_Data for this exercise_
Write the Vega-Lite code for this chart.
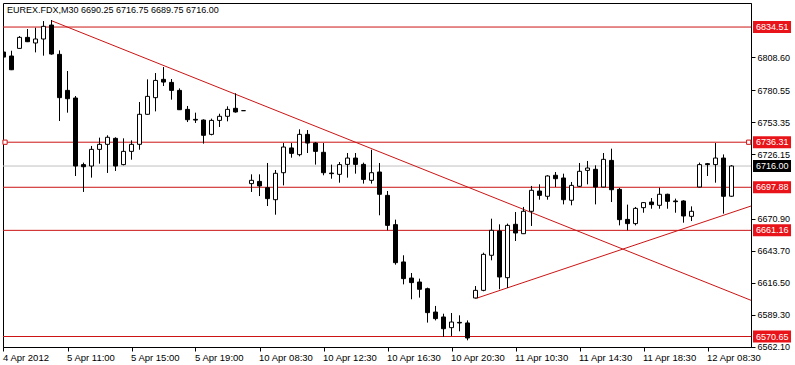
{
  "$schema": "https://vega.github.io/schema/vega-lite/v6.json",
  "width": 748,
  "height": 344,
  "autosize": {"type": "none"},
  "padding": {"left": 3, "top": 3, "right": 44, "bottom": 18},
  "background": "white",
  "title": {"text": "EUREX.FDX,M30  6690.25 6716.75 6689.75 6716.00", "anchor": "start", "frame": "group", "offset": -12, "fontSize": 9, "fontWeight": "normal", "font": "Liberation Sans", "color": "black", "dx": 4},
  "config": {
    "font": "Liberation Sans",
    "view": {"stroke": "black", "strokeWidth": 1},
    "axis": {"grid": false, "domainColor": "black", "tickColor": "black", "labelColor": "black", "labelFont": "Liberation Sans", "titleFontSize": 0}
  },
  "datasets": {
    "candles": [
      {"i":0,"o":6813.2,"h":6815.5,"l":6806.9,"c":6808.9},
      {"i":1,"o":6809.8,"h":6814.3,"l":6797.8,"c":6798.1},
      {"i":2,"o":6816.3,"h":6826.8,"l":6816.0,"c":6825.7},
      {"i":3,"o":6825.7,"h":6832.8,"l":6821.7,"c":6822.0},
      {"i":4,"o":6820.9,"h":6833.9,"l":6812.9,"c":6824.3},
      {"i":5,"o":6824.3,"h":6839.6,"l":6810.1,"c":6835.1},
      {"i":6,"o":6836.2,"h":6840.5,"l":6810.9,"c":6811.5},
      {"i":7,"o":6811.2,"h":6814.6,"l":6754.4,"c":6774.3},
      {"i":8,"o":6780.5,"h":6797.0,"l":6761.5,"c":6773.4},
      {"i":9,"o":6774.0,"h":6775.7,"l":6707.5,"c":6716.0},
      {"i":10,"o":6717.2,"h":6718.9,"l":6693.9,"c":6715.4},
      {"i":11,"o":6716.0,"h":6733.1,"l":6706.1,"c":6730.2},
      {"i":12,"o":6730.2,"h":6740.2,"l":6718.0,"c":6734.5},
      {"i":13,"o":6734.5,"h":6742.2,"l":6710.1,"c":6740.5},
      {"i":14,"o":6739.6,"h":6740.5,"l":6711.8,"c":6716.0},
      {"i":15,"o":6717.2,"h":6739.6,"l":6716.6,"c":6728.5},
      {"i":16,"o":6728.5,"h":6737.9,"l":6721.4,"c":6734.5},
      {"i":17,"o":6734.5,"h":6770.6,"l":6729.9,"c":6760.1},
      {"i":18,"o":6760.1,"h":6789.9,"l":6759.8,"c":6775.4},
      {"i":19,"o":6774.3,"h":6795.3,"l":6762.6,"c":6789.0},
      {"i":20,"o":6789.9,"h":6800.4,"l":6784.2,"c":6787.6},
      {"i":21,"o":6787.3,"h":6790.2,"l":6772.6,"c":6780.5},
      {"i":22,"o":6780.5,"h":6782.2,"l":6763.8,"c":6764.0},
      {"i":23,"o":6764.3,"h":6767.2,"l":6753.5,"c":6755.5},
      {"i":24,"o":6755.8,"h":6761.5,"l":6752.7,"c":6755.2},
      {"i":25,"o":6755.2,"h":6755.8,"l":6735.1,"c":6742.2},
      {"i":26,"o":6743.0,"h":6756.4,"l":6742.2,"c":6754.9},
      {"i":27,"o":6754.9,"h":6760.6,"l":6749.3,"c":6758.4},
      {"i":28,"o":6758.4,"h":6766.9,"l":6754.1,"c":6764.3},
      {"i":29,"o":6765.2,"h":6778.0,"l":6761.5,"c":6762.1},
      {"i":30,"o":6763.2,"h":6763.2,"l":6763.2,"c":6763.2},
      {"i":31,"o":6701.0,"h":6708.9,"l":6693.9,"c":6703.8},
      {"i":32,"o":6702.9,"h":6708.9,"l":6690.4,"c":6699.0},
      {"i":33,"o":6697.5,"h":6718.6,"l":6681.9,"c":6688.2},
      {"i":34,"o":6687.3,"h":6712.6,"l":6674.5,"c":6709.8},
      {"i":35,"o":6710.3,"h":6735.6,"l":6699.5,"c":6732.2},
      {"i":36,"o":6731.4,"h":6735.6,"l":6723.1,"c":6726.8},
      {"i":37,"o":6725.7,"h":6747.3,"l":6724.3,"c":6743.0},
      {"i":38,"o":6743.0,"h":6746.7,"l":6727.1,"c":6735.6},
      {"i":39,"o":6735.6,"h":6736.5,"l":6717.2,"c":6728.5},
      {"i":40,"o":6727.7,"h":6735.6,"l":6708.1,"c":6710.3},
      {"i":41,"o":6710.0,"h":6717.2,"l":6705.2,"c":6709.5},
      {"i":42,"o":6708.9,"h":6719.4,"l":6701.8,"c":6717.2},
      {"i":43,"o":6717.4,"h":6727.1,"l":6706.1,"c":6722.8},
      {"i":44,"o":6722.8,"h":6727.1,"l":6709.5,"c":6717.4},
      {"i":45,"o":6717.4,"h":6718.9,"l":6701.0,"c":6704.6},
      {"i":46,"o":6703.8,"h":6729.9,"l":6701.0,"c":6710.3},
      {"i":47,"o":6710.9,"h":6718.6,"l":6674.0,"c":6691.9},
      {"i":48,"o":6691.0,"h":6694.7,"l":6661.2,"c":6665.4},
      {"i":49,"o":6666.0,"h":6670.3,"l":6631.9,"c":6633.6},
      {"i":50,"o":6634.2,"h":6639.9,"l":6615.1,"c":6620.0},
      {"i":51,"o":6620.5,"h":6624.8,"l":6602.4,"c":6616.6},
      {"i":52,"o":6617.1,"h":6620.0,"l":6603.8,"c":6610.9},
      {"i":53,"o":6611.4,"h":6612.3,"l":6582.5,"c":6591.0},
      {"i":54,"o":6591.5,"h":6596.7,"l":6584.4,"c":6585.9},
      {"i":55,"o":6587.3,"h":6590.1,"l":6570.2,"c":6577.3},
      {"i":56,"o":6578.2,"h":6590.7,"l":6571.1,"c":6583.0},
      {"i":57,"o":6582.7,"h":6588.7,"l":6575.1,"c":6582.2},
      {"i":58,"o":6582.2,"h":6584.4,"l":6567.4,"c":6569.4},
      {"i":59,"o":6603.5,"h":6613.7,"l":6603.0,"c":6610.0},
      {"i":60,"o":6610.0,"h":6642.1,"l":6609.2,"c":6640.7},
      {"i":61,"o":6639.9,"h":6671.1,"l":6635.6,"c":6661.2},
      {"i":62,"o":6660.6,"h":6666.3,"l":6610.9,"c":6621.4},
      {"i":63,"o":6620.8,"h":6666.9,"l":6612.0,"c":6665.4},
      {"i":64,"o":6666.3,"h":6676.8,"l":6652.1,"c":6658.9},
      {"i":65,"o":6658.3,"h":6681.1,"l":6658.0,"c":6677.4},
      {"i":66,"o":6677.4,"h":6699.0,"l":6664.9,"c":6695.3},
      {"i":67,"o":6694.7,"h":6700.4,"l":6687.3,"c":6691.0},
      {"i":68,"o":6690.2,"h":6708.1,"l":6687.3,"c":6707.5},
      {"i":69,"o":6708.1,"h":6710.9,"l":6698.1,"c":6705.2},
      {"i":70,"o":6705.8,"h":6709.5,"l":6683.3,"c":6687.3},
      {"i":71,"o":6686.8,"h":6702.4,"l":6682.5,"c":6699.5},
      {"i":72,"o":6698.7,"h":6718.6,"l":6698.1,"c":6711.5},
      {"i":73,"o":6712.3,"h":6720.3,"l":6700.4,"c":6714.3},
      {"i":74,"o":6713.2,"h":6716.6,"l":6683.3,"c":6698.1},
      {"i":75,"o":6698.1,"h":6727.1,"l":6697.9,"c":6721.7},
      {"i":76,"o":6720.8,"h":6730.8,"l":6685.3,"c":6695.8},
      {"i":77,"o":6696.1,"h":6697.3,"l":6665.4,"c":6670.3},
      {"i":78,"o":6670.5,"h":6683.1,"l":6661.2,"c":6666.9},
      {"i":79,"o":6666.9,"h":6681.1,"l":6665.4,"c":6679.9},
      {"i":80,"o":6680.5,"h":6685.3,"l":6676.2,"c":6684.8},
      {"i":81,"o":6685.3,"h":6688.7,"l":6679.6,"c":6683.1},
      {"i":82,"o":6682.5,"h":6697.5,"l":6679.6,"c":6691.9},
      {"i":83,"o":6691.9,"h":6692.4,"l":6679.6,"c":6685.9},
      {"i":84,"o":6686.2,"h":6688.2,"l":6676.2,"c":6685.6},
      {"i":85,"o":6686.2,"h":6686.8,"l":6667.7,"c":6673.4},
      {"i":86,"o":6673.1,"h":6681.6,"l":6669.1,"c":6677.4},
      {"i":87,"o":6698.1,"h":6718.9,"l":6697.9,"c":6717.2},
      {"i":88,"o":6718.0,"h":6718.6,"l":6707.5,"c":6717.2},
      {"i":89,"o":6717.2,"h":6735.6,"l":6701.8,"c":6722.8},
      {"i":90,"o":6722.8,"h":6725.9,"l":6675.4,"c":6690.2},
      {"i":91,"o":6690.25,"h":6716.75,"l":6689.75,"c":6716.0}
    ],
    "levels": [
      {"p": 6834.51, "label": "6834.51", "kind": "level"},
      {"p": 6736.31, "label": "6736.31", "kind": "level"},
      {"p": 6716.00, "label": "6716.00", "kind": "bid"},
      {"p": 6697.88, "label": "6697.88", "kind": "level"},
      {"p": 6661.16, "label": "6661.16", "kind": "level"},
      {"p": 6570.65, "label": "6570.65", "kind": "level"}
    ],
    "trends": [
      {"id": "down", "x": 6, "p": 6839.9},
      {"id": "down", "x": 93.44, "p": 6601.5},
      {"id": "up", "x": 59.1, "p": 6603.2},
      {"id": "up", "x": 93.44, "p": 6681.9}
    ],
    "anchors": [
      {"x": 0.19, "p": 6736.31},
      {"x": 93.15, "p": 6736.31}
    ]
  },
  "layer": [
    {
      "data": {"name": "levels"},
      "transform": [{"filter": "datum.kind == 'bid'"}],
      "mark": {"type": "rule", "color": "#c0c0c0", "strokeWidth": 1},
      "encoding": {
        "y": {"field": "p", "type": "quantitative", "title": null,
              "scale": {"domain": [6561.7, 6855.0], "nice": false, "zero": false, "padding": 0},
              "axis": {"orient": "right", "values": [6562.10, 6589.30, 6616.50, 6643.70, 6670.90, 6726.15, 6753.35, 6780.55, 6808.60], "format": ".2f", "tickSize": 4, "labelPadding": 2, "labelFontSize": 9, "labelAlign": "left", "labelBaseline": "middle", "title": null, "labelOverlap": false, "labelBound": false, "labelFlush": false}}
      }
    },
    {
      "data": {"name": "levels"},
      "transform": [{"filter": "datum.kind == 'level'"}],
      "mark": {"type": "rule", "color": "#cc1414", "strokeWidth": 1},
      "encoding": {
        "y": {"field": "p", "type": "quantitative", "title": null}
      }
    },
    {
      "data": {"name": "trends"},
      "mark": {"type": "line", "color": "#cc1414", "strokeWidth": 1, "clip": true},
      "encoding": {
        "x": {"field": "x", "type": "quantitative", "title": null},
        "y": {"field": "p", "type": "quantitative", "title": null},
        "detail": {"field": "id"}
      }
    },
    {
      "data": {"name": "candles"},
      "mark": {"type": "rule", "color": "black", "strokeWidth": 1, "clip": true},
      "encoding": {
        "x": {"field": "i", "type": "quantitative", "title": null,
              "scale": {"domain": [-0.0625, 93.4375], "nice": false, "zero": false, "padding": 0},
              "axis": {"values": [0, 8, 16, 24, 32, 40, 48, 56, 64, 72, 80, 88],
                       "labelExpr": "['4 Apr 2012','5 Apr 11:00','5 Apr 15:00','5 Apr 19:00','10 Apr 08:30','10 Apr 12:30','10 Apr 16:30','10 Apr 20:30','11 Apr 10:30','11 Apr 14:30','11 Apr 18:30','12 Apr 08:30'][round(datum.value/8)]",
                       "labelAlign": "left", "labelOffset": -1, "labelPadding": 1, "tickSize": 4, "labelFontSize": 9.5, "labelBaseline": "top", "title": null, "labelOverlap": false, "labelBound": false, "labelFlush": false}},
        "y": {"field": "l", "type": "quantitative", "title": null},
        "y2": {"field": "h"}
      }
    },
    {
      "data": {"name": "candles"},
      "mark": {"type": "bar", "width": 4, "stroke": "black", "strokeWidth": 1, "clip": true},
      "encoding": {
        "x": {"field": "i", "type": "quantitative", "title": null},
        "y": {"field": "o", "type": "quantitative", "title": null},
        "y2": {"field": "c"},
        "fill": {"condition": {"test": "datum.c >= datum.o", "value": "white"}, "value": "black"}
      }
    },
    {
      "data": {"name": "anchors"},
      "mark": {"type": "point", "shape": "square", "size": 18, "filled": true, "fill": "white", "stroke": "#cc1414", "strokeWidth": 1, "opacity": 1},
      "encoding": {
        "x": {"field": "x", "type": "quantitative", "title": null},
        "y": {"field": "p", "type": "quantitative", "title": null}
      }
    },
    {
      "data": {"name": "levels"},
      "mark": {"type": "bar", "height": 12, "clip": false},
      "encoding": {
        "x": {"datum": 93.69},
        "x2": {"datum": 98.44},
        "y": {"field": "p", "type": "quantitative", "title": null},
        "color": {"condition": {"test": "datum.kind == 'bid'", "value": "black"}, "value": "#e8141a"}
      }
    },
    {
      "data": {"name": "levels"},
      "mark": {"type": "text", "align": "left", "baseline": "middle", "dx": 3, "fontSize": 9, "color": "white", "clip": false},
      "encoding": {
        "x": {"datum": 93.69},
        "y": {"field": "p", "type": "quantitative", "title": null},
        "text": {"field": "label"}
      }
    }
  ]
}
---
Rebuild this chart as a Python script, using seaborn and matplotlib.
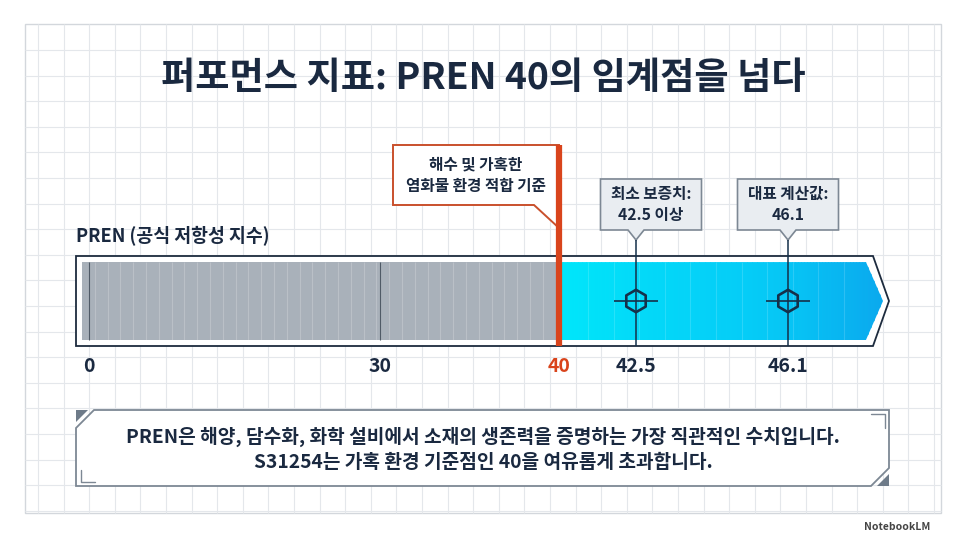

_What to produce_
Copy every line of the listing that contains the word "chart".

_Response to the exercise_
Write the Vega-Lite code for this chart.
Rebuild this chart as a Python script, using seaborn and matplotlib.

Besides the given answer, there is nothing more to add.